◆ Given instruction
Repeat, exactly and only, the lines from the beginning of the data through the line with "const [r0, r1] = x.range();". Pictures are left out.

= = = =

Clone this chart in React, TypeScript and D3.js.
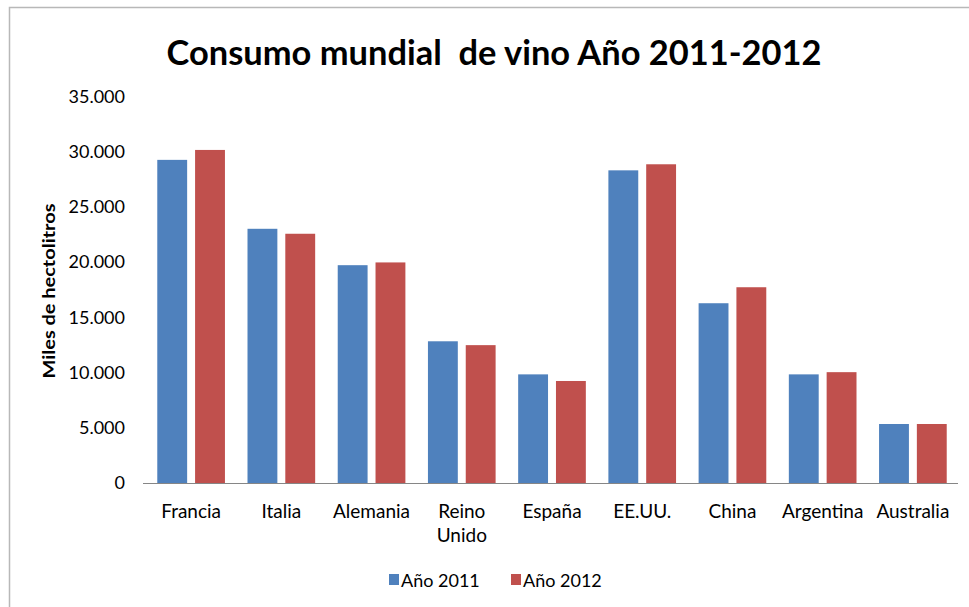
import React from "react";
import * as d3 from "d3";

const categories = ["Francia", "Italia", "Alemania", "Reino Unido", "España", "EE.UU.", "China", "Argentina", "Australia"];
const series = ["Año 2011", "Año 2012"];
const values2011 = [29300, 23050, 19750, 12850, 9850, 28350, 16300, 9850, 5350];
const values2012 = [30200, 22600, 20000, 12500, 9250, 28900, 17750, 10050, 5350];
const yTicks = [0, 5000, 10000, 15000, 20000, 25000, 30000, 35000];
const colors = ["#4F81BD", "#C0504D"];

const W = 969;
const H = 607;
const FONT = "Lato, 'Open Sans', sans-serif";

export default function App() {
  const x = d3.scaleBand<string>().domain(categories).range([146, 958]).paddingInner(0.25).paddingOuter(0.125);
  const x1 = d3.scaleBand<string>().domain(series).range([0, x.bandwidth()]).paddingInner(0.21);
  const y = d3.scaleLinear().domain([0, 35000]).range([483, 97]);
  const fmt = (v: number) => d3.format(",")(v).replace(/,/g, ".");
  const data = [values2011, values2012];
  const [r0, r1] = x.range();

  return (
    <svg width={W} height={H} style={{ position: "absolute", left: 0, top: 0, background: "#fff" }} fontFamily={FONT}>
      <rect x={9.5} y={7.5} width={W + 10} height={H + 10} fill="#fff" stroke="#b8b8b8" strokeWidth={1.5} />
      <text x={494} y={65} textAnchor="middle" fontSize={34} fontWeight="bold" fill="#000" xmlSpace="preserve" textLength={655} lengthAdjust="spacingAndGlyphs">
        {"Consumo mundial  de vino Año 2011-2012"}
      </text>
      {yTicks.map((t) => (
        <text key={t} x={125} y={y(t) + 6} textAnchor="end" fontSize={18} fill="#000">
          {fmt(t)}
        </text>
      ))}
      <text transform={`translate(55,291) rotate(-90)`} textAnchor="middle" fontSize={17} fontWeight="bold" fill="#000" textLength={175} lengthAdjust="spacingAndGlyphs">
        Miles de hectolitros
      </text>
      {categories.map((c, i) =>
        series.map((s, j) => {
          const v = data[j][i];
          return (
            <rect key={c + s} x={(x(c) as number) + (x1(s) as number)} y={y(v)} width={x1.bandwidth()} height={y(0) - y(v)} fill={colors[j]} />
          );
        })
      )}
      <line x1={r0 - 3} x2={r1} y1={y(0) + 0.5} y2={y(0) + 0.5} stroke="#868686" strokeWidth={1} />
      {categories.map((c) => {
        const cx = (x(c) as number) + x.bandwidth() / 2;
        const parts = c === "Reino Unido" ? ["Reino", "Unido"] : [c];
        return (
          <text key={c} x={cx} y={518} textAnchor="middle" fontSize={19} fill="#000">
            {parts.map((p, k) => (
              <tspan key={p} x={cx} dy={k === 0 ? 0 : 24}>
                {p}
              </tspan>
            ))}
          </text>
        );
      })}
      {series.map((s, j) => {
        const lx = 389 + j * 122;
        return (
          <g key={s}>
            <rect x={lx} y={574} width={10} height={11} fill={colors[j]} />
            <text x={lx + 12} y={587} fontSize={18} fill="#000">
              {s}
            </text>
          </g>
        );
      })}
    </svg>
  );
}
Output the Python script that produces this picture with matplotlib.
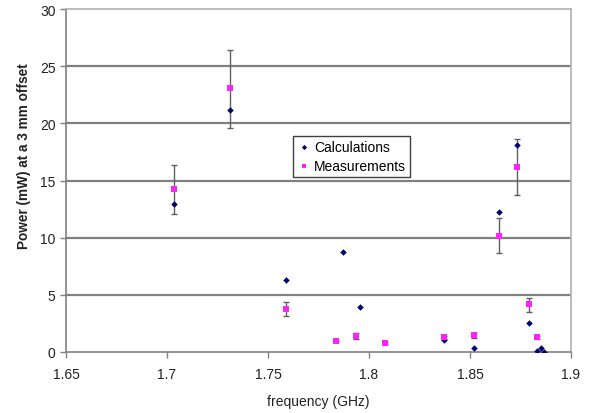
import matplotlib
matplotlib.use("Agg")
import matplotlib.pyplot as plt
import numpy as np

plt.rcParams['font.family'] = ['Liberation Sans', 'DejaVu Sans']

# Calculations
calc_freq = [1.7033, 1.7312, 1.7591, 1.7873, 1.7957, 1.8371, 1.8521, 1.8645, 1.8734, 1.8790, 1.8830, 1.8853, 1.8866]
calc_power = [12.97, 21.13, 6.33, 8.77, 3.91, 1.02, 0.32, 12.22, 18.07, 2.55, 0.08, 0.33, 0.02]

# Measurements with error bars
meas_freq = [1.7033, 1.7312, 1.7591, 1.7838, 1.7936, 1.8078, 1.8371, 1.8521, 1.8644, 1.8734, 1.8790, 1.8834]
meas_power = [14.27, 23.08, 3.78, 0.95, 1.40, 0.76, 1.28, 1.50, 10.18, 16.2, 4.17, 1.27]
meas_low = [12.09, 19.6, 3.18, 0.85, 1.12, 0.66, 1.18, 1.24, 8.65, 13.74, 3.50, 1.17]
meas_high = [16.34, 26.45, 4.35, 1.05, 1.64, 0.86, 1.38, 1.70, 11.73, 18.63, 4.70, 1.37]

x_ticks = [1.65, 1.7, 1.75, 1.8, 1.85, 1.9]
x_tick_labels = ["1.65", "1.7", "1.75", "1.8", "1.85", "1.9"]
y_ticks = [0, 5, 10, 15, 20, 25, 30]

fig = plt.figure(figsize=(5.93, 4.14), dpi=100)
ax = fig.add_axes([66/593, 61/414, 505/593, 343/414])

mp = np.array(meas_power)
yerr = [mp - np.array(meas_low), np.array(meas_high) - mp]
ax.errorbar(meas_freq, meas_power, yerr=yerr, fmt='none', ecolor='#606060',
            elinewidth=1.0, capsize=2.2, capthick=1.0, zorder=3)
ax.scatter(calc_freq, calc_power, marker='D', s=11, color='#000070', zorder=4,
           label='Calculations', linewidths=0)
ax.scatter(meas_freq, meas_power, marker='s', s=13, color='#ff22ff', zorder=5,
           label='Measurements', linewidths=0)

ax.set_xlim(1.65, 1.9)
ax.set_ylim(0, 30)
ax.set_xticks(x_ticks)
ax.set_xticklabels(x_tick_labels)
ax.set_yticks(y_ticks)
ax.tick_params(axis='both', direction='out', length=4, width=1, color='#808080',
               labelsize=10, labelcolor='#222222')
ax.tick_params(axis='x', pad=7)

for y in y_ticks[1:-1]:
    ax.axhline(y, color='#808080', linewidth=1.6, zorder=1)

for s in ['left', 'bottom']:
    ax.spines[s].set_color('#808080')
    ax.spines[s].set_linewidth(1.2)
for s in ['top', 'right']:
    ax.spines[s].set_color('#b0b0b0')
    ax.spines[s].set_linewidth(1.2)

ax.set_xlabel('frequency (GHz)', fontsize=10, color='#222222', labelpad=9)
ax.set_ylabel('Power (mW) at a 3 mm offset', fontsize=9.8, fontweight='bold',
              color='#222222')
ax.yaxis.set_label_coords(-0.07, 0.574)

leg = ax.legend(loc='upper left', bbox_to_anchor=(0.4495, 0.63), fontsize=10,
                frameon=True, fancybox=False, edgecolor='#404040',
                handletextpad=0.2, borderpad=0.3, labelspacing=0.35,
                handlelength=1.0, markerscale=0.8, framealpha=1,
                borderaxespad=0)
leg.get_frame().set_linewidth(1.0)

fig.savefig('out.png', dpi=100)
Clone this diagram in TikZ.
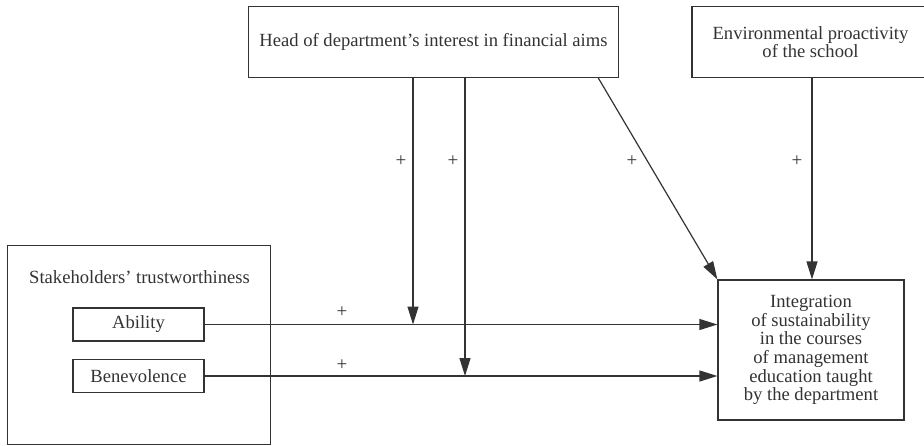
\documentclass[tikz,border=0pt]{standalone}
\usepackage{fontspec}
\setmainfont{Liberation Serif}
\usetikzlibrary{arrows.meta}
\definecolor{ink}{HTML}{333333}
\tikzset{
  txt/.style={text=ink, font=\fontsize{18.6}{18.7}\selectfont},
  box/.style={txt, draw=ink, line width=1.2pt, inner sep=0pt},
  conn/.style={draw=ink, line width=1.2pt},
  arr/.style={conn, -{Triangle[length=18pt,width=11pt]}},
  plus/.style={text=ink, font=\fontsize{19}{19}\selectfont, inner sep=0pt}
}
\begin{document}
\begin{tikzpicture}[x=1pt,y=-1pt]
\useasboundingbox (0,0) rectangle (924,445);
% boxes
\node[box, minimum width=370pt, minimum height=71pt] (head) at (433.5,42) {Head of department’s interest in financial aims};
\node[box, minimum width=237pt, minimum height=71pt, align=center] (env) at (810.5,42) {Environmental proactivity\\of the school};
\node[box, minimum width=263pt, minimum height=199pt, anchor=north west] (stake) at (7,245) {};
\node[txt, inner sep=0pt, anchor=west] (stakelbl) at (29,277) {Stakeholders’ trustworthiness};
\node[box, minimum width=131pt, minimum height=33pt] (ability) at (138.5,324.5) {Ability};
\node[box, minimum width=131pt, minimum height=33pt] (benev) at (138.5,376) {Benevolence};
\node[box, minimum width=186pt, minimum height=140pt, align=center] (target) at (811,350) {Integration\\of sustainability\\in the courses\\of management\\education taught\\by the department};
% connectors
\draw[arr] (ability.east) -- (ability.east -| target.west);
\draw[arr] (benev.east) -- (benev.east -| target.west);
\coordinate (m1) at (413,324.5);
\coordinate (m2) at (465,376);
\draw[arr] (head.south -| m1) -- (m1);
\draw[arr] (head.south -| m2) -- (m2);
\coordinate (d) at (598,77.5);
\draw[arr] (d) -- (target.north west);
\draw[arr] (env.south -| 812,0) -- (target.north -| 812,0);
% plus signs
\node[plus] (p1) at (401,161) {+};
\node[plus] (p2) at (453,161) {+};
\node[plus] (p3) at (632,161) {+};
\node[plus] (p4) at (797,161) {+};
\node[plus] (p5) at (342,312) {+};
\node[plus] (p6) at (342,365) {+};
\end{tikzpicture}
\end{document}
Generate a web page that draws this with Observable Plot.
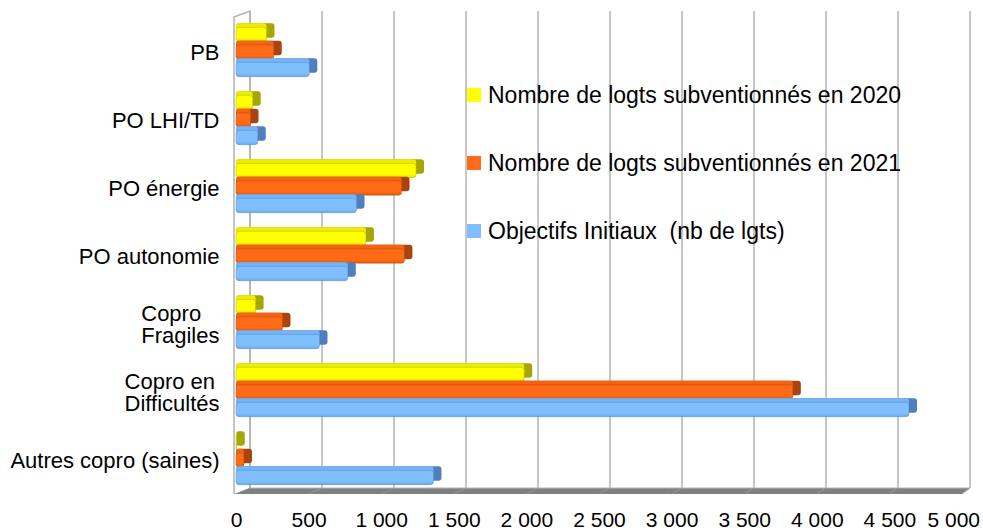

= = = =

◆ Written answer
Clone this chart in React, TypeScript and D3.js.
import React from "react";
import * as d3 from "d3";

const categories = ["Francia", "Italia", "Alemania", "Reino Unido", "España", "EE.UU.", "China", "Argentina", "Australia"];
const series = ["Año 2011", "Año 2012"];
const values2011 = [29300, 23050, 19750, 12850, 9850, 28350, 16300, 9850, 5350];
const values2012 = [30200, 22600, 20000, 12500, 9250, 28900, 17750, 10050, 5350];
const yTicks = [0, 5000, 10000, 15000, 20000, 25000, 30000, 35000];
const colors = ["#4F81BD", "#C0504D"];

const W = 969;
const H = 607;
const FONT = "Lato, 'Open Sans', sans-serif";

export default function App() {
  const x = d3.scaleBand<string>().domain(categories).range([146, 958]).paddingInner(0.25).paddingOuter(0.125);
  const x1 = d3.scaleBand<string>().domain(series).range([0, x.bandwidth()]).paddingInner(0.21);
  const y = d3.scaleLinear().domain([0, 35000]).range([483, 97]);
  const fmt = (v: number) => d3.format(",")(v).replace(/,/g, ".");
  const data = [values2011, values2012];
  const [r0, r1] = x.range();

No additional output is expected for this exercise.